== Records provided
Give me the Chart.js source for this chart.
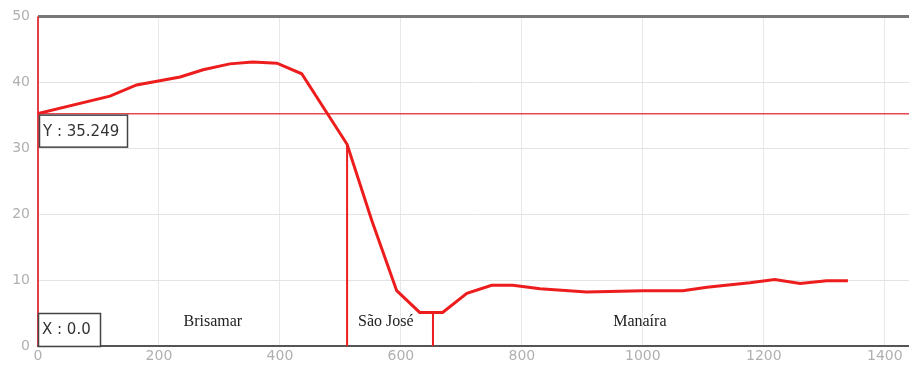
<!DOCTYPE html>
<html>
<head>
<meta charset="utf-8">
<script src="https://cdn.jsdelivr.net/npm/chart.js@4"></script>
<style>
  body { margin: 0; background: #fff; }
  #wrap { width: 909px; height: 367px; }
</style>
</head>
<body>
<div id="wrap"><canvas id="myChart" width="909" height="367"></canvas></div>
<script>
// profile: distance (x) vs elevation (y)
const distance = [0, 119, 163, 235, 273, 317, 355, 395, 436, 511, 552, 593, 631, 669, 709, 750, 785, 830, 907, 1000, 1066, 1106, 1177, 1218, 1260, 1304, 1339];
const height = [35.249, 37.9, 39.6, 40.8, 41.9, 42.8, 43.1, 42.9, 41.3, 30.6, 19, 8.4, 5.1, 5.1, 8.0, 9.2, 9.2, 8.7, 8.2, 8.4, 8.4, 8.9, 9.6, 10.1, 9.5, 9.9, 9.9];

// neighbourhood boundaries
const boundaryX = [511, 653];
const boundaryY = [30.6, 5.1];

// neighbourhood names and where they sit
const regionNames = ["Brisamar", "São José", "Manaíra"];
const regionX = [289, 575, 995];
const regionY = [3.7, 3.7, 3.7];

// cursor readout
const cursorX = 0;
const cursorY = 35.249;

const xTicks = [0, 200, 400, 600, 800, 1000, 1200, 1400];
const yTicks = [0, 10, 20, 30, 40, 50];
const xMax = 1440;
const yMax = 50;

const red = "#ee1d1d";
const tickFont = { size: 14, family: "'DejaVu Sans', sans-serif" };

const datasets = [
  {
    data: distance.map((d, i) => ({ x: d, y: height[i] })),
    borderColor: red, borderWidth: 3, pointRadius: 0, tension: 0
  },
  {
    data: [{ x: cursorX, y: cursorY }, { x: xMax, y: cursorY }],
    borderColor: "rgba(228,40,50,0.85)", borderWidth: 1.5, pointRadius: 0
  },
  {
    data: [{ x: cursorX, y: 0 }, { x: cursorX, y: yMax }],
    borderColor: "rgba(228,40,50,0.9)", borderWidth: 2, pointRadius: 0, clip: false
  }
];
boundaryX.forEach((bx, i) => {
  datasets.push({
    data: [{ x: bx, y: 0 }, { x: bx, y: boundaryY[i] }],
    borderColor: red, borderWidth: 2, pointRadius: 0
  });
});

const overlay = {
  id: "overlay",
  afterDatasetsDraw(chart) {
    const c = chart.ctx;
    const xs = chart.scales.x, ys = chart.scales.y;
    c.save();
    // region names
    c.font = "16px 'Liberation Serif', serif";
    c.fillStyle = "#222";
    c.textAlign = "center";
    c.textBaseline = "middle";
    regionNames.forEach((n, i) => {
      c.fillText(n, xs.getPixelForValue(regionX[i]), ys.getPixelForValue(regionY[i]));
    });
    // readout boxes
    function box(text, x, y, w, h) {
      c.fillStyle = "rgba(255,255,255,0.92)";
      c.fillRect(x, y, w, h);
      c.strokeStyle = "#444";
      c.lineWidth = 1.5;
      c.strokeRect(x + 0.5, y + 0.5, w, h);
      c.fillStyle = "#333";
      c.font = "15px 'DejaVu Sans', sans-serif";
      c.textAlign = "left";
      c.fillText(text, x + 4, y + h / 2 + 1);
    }
    const px = xs.getPixelForValue(cursorX);
    box("Y : " + cursorY.toFixed(3), px + 1, ys.getPixelForValue(cursorY) + 1, 88, 32);
    box("X : " + cursorX.toFixed(1), px, ys.getPixelForValue(0) - 33, 62, 33);
    c.restore();
  }
};

var myChart = new Chart(document.getElementById("myChart"), {
  type: "line",
  data: { datasets: datasets },
  options: {
    responsive: false,
    animation: false,
    layout: { padding: { top: 14, right: 0, left: 0, bottom: 0 } },
    plugins: { legend: { display: false }, tooltip: { enabled: false } },
    scales: {
      x: {
        type: "linear", min: 0, max: xMax,
        afterBuildTicks: (s) => { s.ticks = xTicks.map(v => ({ value: v })); },
        afterFit: (s) => { s.height = 21; },
        ticks: { color: "#b0b0b0", font: tickFont, padding: 2, maxRotation: 0, callback: (v) => String(v) },
        grid: { color: "#e8e8e8", lineWidth: 1, drawTicks: false },
        border: { color: "#555", width: 2 }
      },
      y: {
        min: 0, max: yMax,
        afterBuildTicks: (s) => { s.ticks = yTicks.map(v => ({ value: v })); },
        afterFit: (s) => { s.width = 38; },
        ticks: { color: "#b0b0b0", font: tickFont, padding: 8, callback: (v) => String(v) },
        grid: {
          color: (ctx) => ctx.tick && ctx.tick.value === yMax ? "#777" : "#e3e3e3",
          lineWidth: (ctx) => ctx.tick && ctx.tick.value === yMax ? 3 : 1,
          drawTicks: false
        },
        border: { display: false }
      }
    }
  },
  plugins: [overlay]
});
</script>
</body>
</html>
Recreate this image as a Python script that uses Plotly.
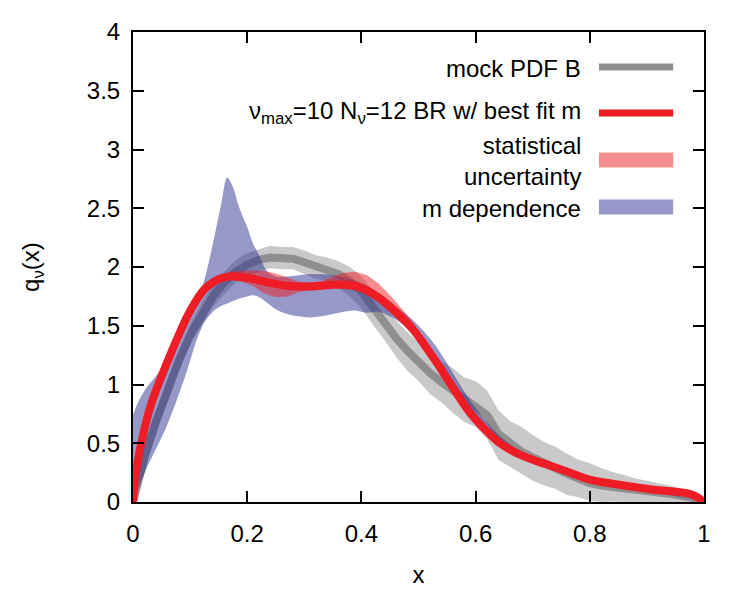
import plotly.graph_objects as go

# ---------------- data ----------------
# mock PDF B (noisy central line) and its band
x_mock = [0, .01, .02, .04, .06, .08, .1, .12, .14, .16, .18, .2, .22, .24, .26, .28, .3, .32, .34, .36,
          .38, .40, .42, .44, .46, .48, .50, .52, .54, .56, .58, .60, .62, .64, .66, .68, .70, .72, .74,
          .76, .78, .80, .82, .84, .86, .88, .90, .92, .94, .96, .98, 1.0]
q_mock = [0, .20, .38, .68, .95, 1.20, 1.42, 1.60, 1.75, 1.87, 1.96, 2.02, 2.06, 2.08, 2.08, 2.07, 2.04,
          2.01, 1.98, 1.94, 1.88, 1.79, 1.66, 1.52, 1.40, 1.29, 1.19, 1.10, 1.02, .95, .88, .83, .74, .58,
          .50, .43, .38, .33, .28, .24, .20, .16, .14, .125, .11, .10, .09, .08, .07, .055, .035, 0]
mock_err_hi = [.02, .05, .06, .07, .08, .08, .09, .09, .10, .09, .10, .10, .09, .10, .09, .10, .10, .09,
               .10, .11, .12, .13, .14, .15, .15, .16, .17, .16, .18, .19, .18, .20, .21, .20, .19, .21,
               .19, .18, .19, .17, .16, .17, .15, .13, .12, .10, .09, .08, .07, .06, .04, .01]
mock_err_lo = [0, .05, .06, .07, .08, .09, .08, .10, .09, .10, .09, .10, .10, .09, .10, .09, .10, .11,
               .10, .12, .13, .14, .15, .14, .16, .17, .16, .18, .17, .19, .20, .19, .20, .22, .20, .19,
               .20, .19, .17, .18, .16, .15, .14, .12, .11, .10, .09, .08, .07, .055, .035, 0]

# best fit reconstruction and its statistical uncertainty
x_fit = [0, .004, .012, .025, .035, .05, .065, .08, .095, .11, .125, .14, .155, .17, .19, .21, .23, .25,
         .27, .29, .31, .33, .35, .37, .39, .41, .43, .45, .47, .49, .51, .53, .55, .57, .59, .61, .64,
         .67, .70, .73, .76, .80, .84, .88, .92, .95, .97, .985, 1.0]
q_fit = [0, .22, .44, .72, .88, 1.07, 1.25, 1.42, 1.58, 1.71, 1.81, 1.87, 1.905, 1.92, 1.915, 1.90,
         1.875, 1.855, 1.84, 1.835, 1.835, 1.84, 1.85, 1.85, 1.84, 1.80, 1.74, 1.66, 1.57, 1.47, 1.34,
         1.20, 1.05, .90, .76, .65, .51, .42, .36, .31, .26, .19, .155, .125, .10, .088, .075, .05, 0]
fit_err_hi = [0, .02, .03, .03, .03, .03, .03, .03, .03, .03, .03, .03, .03, .04, .05, .07, .09, .09,
              .07, .04, .03, .04, .07, .10, .12, .13, .12, .10, .08, .06, .04, .03, .03, .03, .03, .03,
              .03, .03, .02, .02, .02, .02, .02, .02, .02, .02, .02, .02, 0]
fit_err_lo = [0, .02, .03, .03, .03, .03, .03, .03, .03, .03, .03, .03, .03, .03, .04, .06, .10, .11,
              .09, .05, .03, .03, .03, .04, .04, .04, .04, .04, .03, .03, .03, .03, .03, .03, .03, .03,
              .03, .03, .02, .02, .02, .02, .02, .02, .02, .02, .02, .02, 0]

# m dependence band
x_m = [0, .01, .025, .04, .055, .07, .085, .1, .11, .12, .125, .14, .155, .165, .175, .185, .2, .21,
       .222, .234, .25, .27, .29, .31, .33, .35, .37, .39, .41, .43, .45, .47, .49, .51, .53, .55, .57,
       .6, .65, .7, .8, .9, 1.0]
m_hi = [.74, .86, .98, 1.07, 1.17, 1.30, 1.45, 1.60, 1.70, 1.82, 1.89, 2.20, 2.55, 2.76, 2.68, 2.52,
        2.34, 2.20, 2.09, 1.97, 1.92, 1.92, 1.93, 1.94, 1.94, 1.93, 1.91, 1.88, 1.84, 1.78, 1.71, 1.63,
        1.55, 1.45, 1.33, 1.18, 1.02, .80, .53, .38, .21, .11, 0]
m_lo = [0, .12, .30, .45, .60, .78, .98, 1.20, 1.36, 1.48, 1.53, 1.62, 1.67, 1.69, 1.71, 1.73, 1.75,
        1.76, 1.74, 1.70, 1.64, 1.60, 1.58, 1.57, 1.58, 1.60, 1.62, 1.63, 1.61, 1.62, 1.58, 1.52, 1.42,
        1.29, 1.15, 1.00, .86, .66, .46, .33, .18, .095, 0]

legend_labels = ["mock PDF B",
                 "ν<sub>max</sub>=10 N<sub>ν</sub>=12 BR w/ best fit m",
                 "statistical<br>uncertainty",
                 "m dependence"]
x_ticks = [0, 0.2, 0.4, 0.6, 0.8, 1]
x_ticklabels = ["0", "0.2", "0.4", "0.6", "0.8", "1"]
y_ticks = [0, 0.5, 1, 1.5, 2, 2.5, 3, 3.5, 4]
y_ticklabels = ["0", "0.5", "1", "1.5", "2", "2.5", "3", "3.5", "4"]

# ---------------- styles ----------------
FONT = "Liberation Sans, Arial, sans-serif"
FS = 24
C_GRAY_BAND = "#c9c9c9"
C_GRAY = "#8f8f8f"
C_RED = "#ee1c24"
C_RED_BAND = "rgba(238,28,36,0.5)"
C_BLUE_BAND = "rgba(45,50,145,0.5)"


def band(x, lo, hi):
    return list(x) + list(x[::-1]), list(hi) + list(lo[::-1])


fig = go.Figure()

bx, by = band(x_mock, [max(0, q - e) for q, e in zip(q_mock, mock_err_lo)],
              [q + e for q, e in zip(q_mock, mock_err_hi)])
fig.add_trace(go.Scatter(x=bx, y=by, fill="toself", fillcolor=C_GRAY_BAND, mode="none",
                         line=dict(width=0), hoverinfo="skip", showlegend=False))
fig.add_trace(go.Scatter(x=x_mock, y=q_mock, mode="lines", line=dict(color=C_GRAY, width=8),
                         showlegend=False))

bx, by = band(x_m, m_lo, m_hi)
fig.add_trace(go.Scatter(x=bx, y=by, fill="toself", fillcolor=C_BLUE_BAND, mode="none",
                         line=dict(width=0, shape="spline"), hoverinfo="skip", showlegend=False))

bx, by = band(x_fit, [q - e for q, e in zip(q_fit, fit_err_lo)],
              [q + e for q, e in zip(q_fit, fit_err_hi)])
fig.add_trace(go.Scatter(x=bx, y=by, fill="toself", fillcolor=C_RED_BAND, mode="none",
                         line=dict(width=0), hoverinfo="skip", showlegend=False))

fig.add_trace(go.Scatter(x=x_fit, y=q_fit, mode="lines", line=dict(color=C_RED, width=8, shape="spline"),
                         showlegend=False))

# ---------------- manual legend (text right-aligned, sample on the right) ----------------
text_x = 0.788
sw_x0, sw_x1 = 0.816, 0.946
rows = [
    (legend_labels[0], 0.9234, 0.9255, C_GRAY, 7),
    (legend_labels[1], 0.8277, 0.8277, C_RED, 7),
    (legend_labels[2], 0.7255, 0.7277, "#f48d90", 15),
    (legend_labels[3], 0.6255, 0.6277, "#9699c9", 15),
]
for label, ty, sy, col, w in rows:
    fig.add_annotation(x=text_x, y=ty, xref="paper", yref="paper", text=label, showarrow=False,
                       xanchor="right", yanchor="middle", align="right",
                       font=dict(family=FONT, size=FS, color="black"))
    fig.add_shape(type="line", xref="paper", yref="paper", x0=sw_x0, x1=sw_x1, y0=sy, y1=sy,
                  line=dict(color=col, width=w))

axis_common = dict(showline=True, linecolor="black", linewidth=2, mirror="ticks", ticks="inside",
                   ticklen=11, tickwidth=2, tickcolor="black", showgrid=False, zeroline=False,
                   tickfont=dict(family=FONT, size=FS, color="black"))

fig.update_layout(
    width=750, height=600,
    margin=dict(l=133, r=46, t=32, b=98),
    paper_bgcolor="white", plot_bgcolor="white",
    font=dict(family=FONT, size=FS, color="black"),
    xaxis=dict(range=[0, 1], tickvals=x_ticks, ticktext=x_ticklabels, ticklabelstandoff=9,
               title=dict(text="x", font=dict(family=FONT, size=FS), standoff=20), **axis_common),
    yaxis=dict(range=[0, 4], tickvals=y_ticks, ticktext=y_ticklabels, ticklabelstandoff=6,
               title=dict(text="q<sub>ν</sub>(x)", font=dict(family=FONT, size=FS), standoff=40),
               **axis_common),
)

fig.write_html("out.html")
====
#### Aim of the exercise
The lines above form a set of records; determine how many of them contain the string "this" and give that number alone.

#### Exercise result
2